Re: Every 353 Point WU fails
Posted: Thu May 21, 2009 5:33 pm
by PeddlerOfFlesh
I've been having the same problem for a couple months too. I have a 8800GT and a 9800GT in the same computer that just fail instantly. All memory tests come out out, unistalling, reinstalling, trying different drivers, etc doesn't fix it.

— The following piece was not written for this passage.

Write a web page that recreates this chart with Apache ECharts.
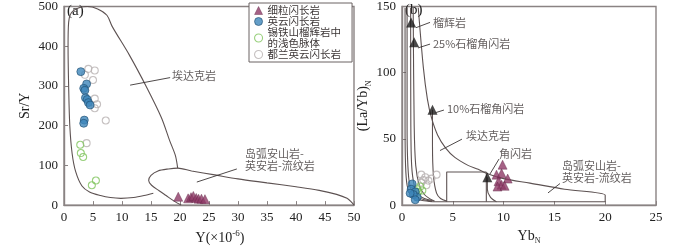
<!DOCTYPE html>
<html>
<head>
<meta charset="utf-8">
<script src="https://cdn.jsdelivr.net/npm/echarts@6/dist/echarts.min.js"></script>
<style>
  html, body { margin: 0; padding: 0; background: #fff; }
  #chart { width: 700px; height: 250px; }
</style>
</head>
<body>
<div id="chart"></div>
<script>
// ---- panel (a): Sr/Y vs Y ----
const fineA = [[19.7,21],[21.4,17],[21.9,20],[22.3,23],[22.8,18],[23.2,16],[23.7,16],[24.3,15]]
const tonaliteA = [[2.9,336],[3.9,305],[3.4,294],[3.6,289],[3.7,270],[4.0,266],[4.2,258],[4.5,252],[3.5,214],[3.4,206]]
const veinA = [[2.8,152],[2.9,131],[3.3,121],[5.5,62],[4.8,50]]
const dulanA = [[4.2,343],[5.3,339],[3.6,328],[5.0,315],[3.6,292],[5.3,268],[5.7,254],[5.3,244],[7.2,213],[3.9,156]]

// field boundaries (a)
const adakiteA = [[15.4,30],[13.8,24],[12,19],[9.8,17],[8,19],[6.3,24],[4.4,33],[3.1,48],[2.0,85],[1.4,130],[1.0,200],[0.8,300],[0.7,400],[0.8,460],[1.3,485],[2.6,497],[4,500],[5.8,494],[7.4,478],[8.3,450],[11.3,377],[14.2,298],[16.8,220],[18.2,163],[19.2,125],[19.6,93]]
const arcA = [[20.2,0],[19,10],[17.6,24],[16.4,36],[15.1,50],[14.6,62],[15,75],[16.2,86],[18,91],[19.6,93],[22,86],[26,76],[30,66],[35,56],[40,46],[44,37],[47,27],[48.8,17],[49.6,7],[50,0]]

// ---- panel (b): (La/Yb)N vs YbN ----
const fineB = [[9.9,30.5],[9.3,23],[9.8,24],[10.4,20],[9.5,18],[9.8,15.4],[9.4,14],[10.1,14.6]]
const tonaliteB = [[1.0,16],[0.9,12],[1.3,10],[1.5,6],[1.1,8],[1.3,4],[0.8,9]]
const veinB = [[1.5,12],[1.8,14],[1.3,9],[2.0,11],[1.6,10]]
const dulanB = [[1.9,23],[2.3,21],[3.4,23],[2.6,18.5],[1.9,17],[2.4,15],[2.9,20],[2.1,19]]
const modelB = [[0.9,138],[1.2,123],[3.0,72],[8.4,21]]

// melting curves / fields (b)
const curveB1 = [[0.3,149],[0.3,60],[0.35,30],[0.5,15],[0.8,8],[1.3,5],[2,3.5],[3,2.6]]
const curveB2 = [[0.5,149],[0.5,60],[0.55,35],[0.7,18],[1.0,10],[1.5,6],[2.2,4],[3,3]]
const eclogiteB = [[0.85,149],[0.87,60],[0.95,30],[1.2,15],[1.6,8],[2.2,5],[3,3.5]]
const garnet25B = [[1.1,149],[1.2,60],[1.35,30],[1.7,15],[2.2,8],[2.8,4.5],[3.2,3]]
const adakiteB = [[1.6,149],[2.1,104],[2.5,80],[2.9,66],[3.5,53],[4.3,43],[5.2,36],[6.5,30],[7.5,27],[8.3,24],[10,20],[12.6,16.6],[16,12],[20,7.5],[20,2.5]]
const garnet10B = [[3.0,72],[3.0,45],[3.1,22],[3.4,9],[3.8,5],[4.4,3]]
const amphB = [[8.4,21],[8.4,12],[8.7,6],[9.3,2.5]]
const arcBoxB = [[4.4,2.5],[4.4,25],[8.3,25]]
const arcSideB = [[8.3,25],[8.3,2.5]]
const baseB = [[3,2.5],[20,2.5]]

// annotations: [x, y, text], arrows: [[x1,y1],[x2,y2]]
const notesA = [[18.6,326,'埃达克岩'],[31.2,114,'岛弧安山岩-\n英安岩-流纹岩']]
const arrowsA = [[[18.3,321],[11.4,302]],[[29.8,91],[22.9,58]]]
const notesB = [[3.05,138,'榴辉岩'],[3.05,122,'25%石榴角闪岩'],[4.43,73,'10%石榴角闪岩'],[6.3,52.6,'埃达克岩'],[9.55,39,'角闪岩'],[15.75,24.9,'岛弧安山岩-\n英安岩-流纹岩']]
const arrowsB = [[[2.76,138],[1.38,134]],[[2.76,121.6],[1.57,118.7]],[[4.13,71.8],[3.25,69.7]],[[5.9,49.8],[3.74,41.2]],[[9.55,34.8],[8.66,23.5]],[[15.55,16.3],[14.37,9.2]]]

const cjk = '"Noto Sans CJK SC", sans-serif'
const serif = '"Liberation Serif", "DejaVu Serif", serif'
const lineColor = '#5d5252'
const frameColor = '#8a8383'
const textColor = '#3b3535'

const chart = echarts.init(document.getElementById('chart'), null, { renderer: 'canvas' })

function boundary(data, i) {
  return {
    type: 'line', xAxisIndex: i, yAxisIndex: i, data, symbol: 'none', silent: true,
    smooth: 0.3, lineStyle: { color: lineColor, width: 1.1 }, z: 1
  }
}

function notes(items, arrows, i) {
  return {
    type: 'scatter', xAxisIndex: i, yAxisIndex: i, symbolSize: 0, silent: true, z: 5,
    data: items.map(t => ({
      value: [t[0], t[1]],
      label: {
        show: true, position: 'right', distance: 0, formatter: t[2],
        fontFamily: cjk, fontSize: 11, lineHeight: 12, color: textColor
      }
    })),
    markLine: {
      silent: true, symbol: ['none', 'arrow'], symbolSize: [0, 6], animation: false,
      lineStyle: { color: '#3b3535', width: 0.9, type: 'solid' },
      label: { show: false },
      data: arrows.map(a => [{ coord: a[0] }, { coord: a[1] }])
    }
  }
}

const styles = {
  fine: { symbol: 'triangle', symbolSize: 9, itemStyle: { color: '#8e3a67', borderColor: '#5e2343', borderWidth: 0.5 } },
  tonalite: { symbol: 'circle', symbolSize: 8, itemStyle: { color: '#3d86ba', borderColor: '#1f4d70', borderWidth: 0.8 } },
  vein: { symbol: 'circle', symbolSize: 7, itemStyle: { color: 'rgba(255,255,255,0)', borderColor: '#80c45c', borderWidth: 1.1 } },
  dulan: { symbol: 'circle', symbolSize: 7, itemStyle: { color: 'rgba(255,255,255,0)', borderColor: '#b7b0b0', borderWidth: 1.1 } }
}
const names = { fine: '细粒闪长岩', tonalite: '英云闪长岩', vein: '锡铁山榴辉岩中\n的浅色脉体', dulan: '都兰英云闪长岩' }

function pts(key, data, i) {
  return Object.assign({ type: 'scatter', name: names[key], xAxisIndex: i, yAxisIndex: i, data, z: 3 }, styles[key])
}

function axisCommon() {
  return {
    axisLine: { show: true, lineStyle: { color: frameColor, width: 1.4 } },
    axisTick: { show: true, inside: true, length: 4, lineStyle: { color: frameColor } },
    splitLine: { show: false },
    axisLabel: { fontFamily: serif, fontSize: 13, color: '#222', margin: 6 }
  }
}

chart.setOption({
  animation: false,
  grid: [
    { left: 64, top: 5, width: 290, height: 210, show: true, borderColor: frameColor, borderWidth: 1.4 },
    { left: 402, top: 3, width: 254, height: 211, show: true, borderColor: frameColor, borderWidth: 1.4 }
  ],
  xAxis: [
    Object.assign(axisCommon(), {
      type: 'value', gridIndex: 0, min: 0, max: 50, interval: 5,
      name: '{a|Y(×10}{s|-6}{a|)}', nameLocation: 'middle', nameGap: 21,
      nameTextStyle: { padding: [0, 0, 0, 22], rich: { a: { fontFamily: serif, fontSize: 14, color: '#222', lineHeight: 16, verticalAlign: 'bottom' }, s: { fontFamily: serif, fontSize: 9, color: '#222', lineHeight: 16, verticalAlign: 'top' } } }
    }),
    Object.assign(axisCommon(), {
      type: 'value', gridIndex: 1, min: 0, max: 25, interval: 5,
      name: '{a|Yb}{s|N}', nameLocation: 'middle', nameGap: 20,
      nameTextStyle: { rich: { a: { fontFamily: serif, fontSize: 14, color: '#222', lineHeight: 16, verticalAlign: 'top' }, s: { fontFamily: serif, fontSize: 8, color: '#222', lineHeight: 16, verticalAlign: 'bottom' } } }
    })
  ],
  yAxis: [
    Object.assign(axisCommon(), {
      type: 'value', gridIndex: 0, min: 0, max: 500, interval: 100,
      name: 'Sr/Y', nameLocation: 'middle', nameRotate: 90, nameGap: 32,
      nameTextStyle: { fontFamily: serif, fontSize: 14, color: '#222' }
    }),
    Object.assign(axisCommon(), {
      type: 'value', gridIndex: 1, min: 0, max: 150, interval: 50,
      name: '{a|(La/Yb)}{s|N}', nameLocation: 'middle', nameRotate: 90, nameGap: 27,
      nameTextStyle: { rich: { a: { fontFamily: serif, fontSize: 14, color: '#222', lineHeight: 16, verticalAlign: 'top' }, s: { fontFamily: serif, fontSize: 8, color: '#222', lineHeight: 16, verticalAlign: 'bottom' } } }
    })
  ],
  legend: {
    left: 249, top: 3, orient: 'vertical', itemWidth: 8, itemHeight: 8, itemGap: 0,
    padding: [2, 11, 2, 5], borderColor: '#6b6262', borderWidth: 1, borderRadius: 0, backgroundColor: '#fff',
    textStyle: { fontFamily: cjk, fontSize: 10.5, lineHeight: 11, color: textColor },
    selectedMode: false,
    data: [
      { name: names.fine, icon: 'triangle', itemStyle: { color: '#8e3a67', borderColor: '#5e2343', borderWidth: 0.5 } },
      { name: names.tonalite, icon: 'circle', itemStyle: { color: '#3d86ba', borderColor: '#1f4d70', borderWidth: 0.8 } },
      { name: names.vein, icon: 'circle', itemStyle: { color: '#fff', borderColor: '#80c45c', borderWidth: 1.1 } },
      { name: names.dulan, icon: 'circle', itemStyle: { color: '#fff', borderColor: '#b7b0b0', borderWidth: 1.1 } }
    ]
  },
  graphic: [
    { type: 'text', left: 67, top: 4, style: { text: '(a)', font: '15px "Liberation Serif"', fill: '#222' } },
    { type: 'text', left: 405, top: 3, style: { text: '(b)', font: '15px "Liberation Serif"', fill: '#222' } }
  ],
  series: [
    boundary(adakiteA, 0), boundary(arcA, 0),
    boundary(curveB1, 1), boundary(curveB2, 1), boundary(eclogiteB, 1), boundary(garnet25B, 1),
    boundary(adakiteB, 1), boundary(garnet10B, 1), boundary(amphB, 1),
    Object.assign(boundary(arcBoxB, 1), { smooth: false }), Object.assign(boundary(arcSideB, 1), { smooth: false }),
    Object.assign(boundary(baseB, 1), { smooth: false }),
    notes(notesA, arrowsA, 0), notes(notesB, arrowsB, 1),
    pts('dulan', dulanA, 0), pts('vein', veinA, 0), pts('tonalite', tonaliteA, 0), pts('fine', fineA, 0),
    pts('dulan', dulanB, 1), pts('vein', veinB, 1), pts('tonalite', tonaliteB, 1), pts('fine', fineB, 1),
    { type: 'scatter', xAxisIndex: 1, yAxisIndex: 1, data: modelB, symbol: 'triangle', symbolSize: 10, z: 4, itemStyle: { color: '#1c1a1a' } }
  ]
})
</script>
</body>
</html>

Re: Every 353 Point WU fails
Posted: Sat May 23, 2009 6:53 pm
by Escher
A lot of people have been having trouble with the 576*/577* projects and have been for quite some time. I used to post every time I'd get an UNSTABLE_MACHINE error code immediately upon running one of these WUs on my 8800GT. Yes, some people do seem to be able to run them successfully, and unfortunately some people on this board point to that as an indicator that the rest of us have faulty hardware, even though every other test/application in the world says otherwise. Maybe those people are able to run them because they're using a different client or aren't using nVidia hardware. I seem to recall a writeup someone did that showed that an earlier version of the client didn't have this issue and it's only been the more recent F@H clients that have been failing. Maybe someone can look into that.
I really wish the buck would stop getting passed around and we could actually work toward finding a real solution. I'm so very tired of constantly restarting this supposedly beneficial software.
Re: Every 353 Point WU fails
Posted: Sun May 24, 2009 4:51 pm
by PeddlerOfFlesh
and after about 2 months of not being able to fold a single 353 point WU, they started working again. Right after I complained, too. Wish I knew what it was that fixed it.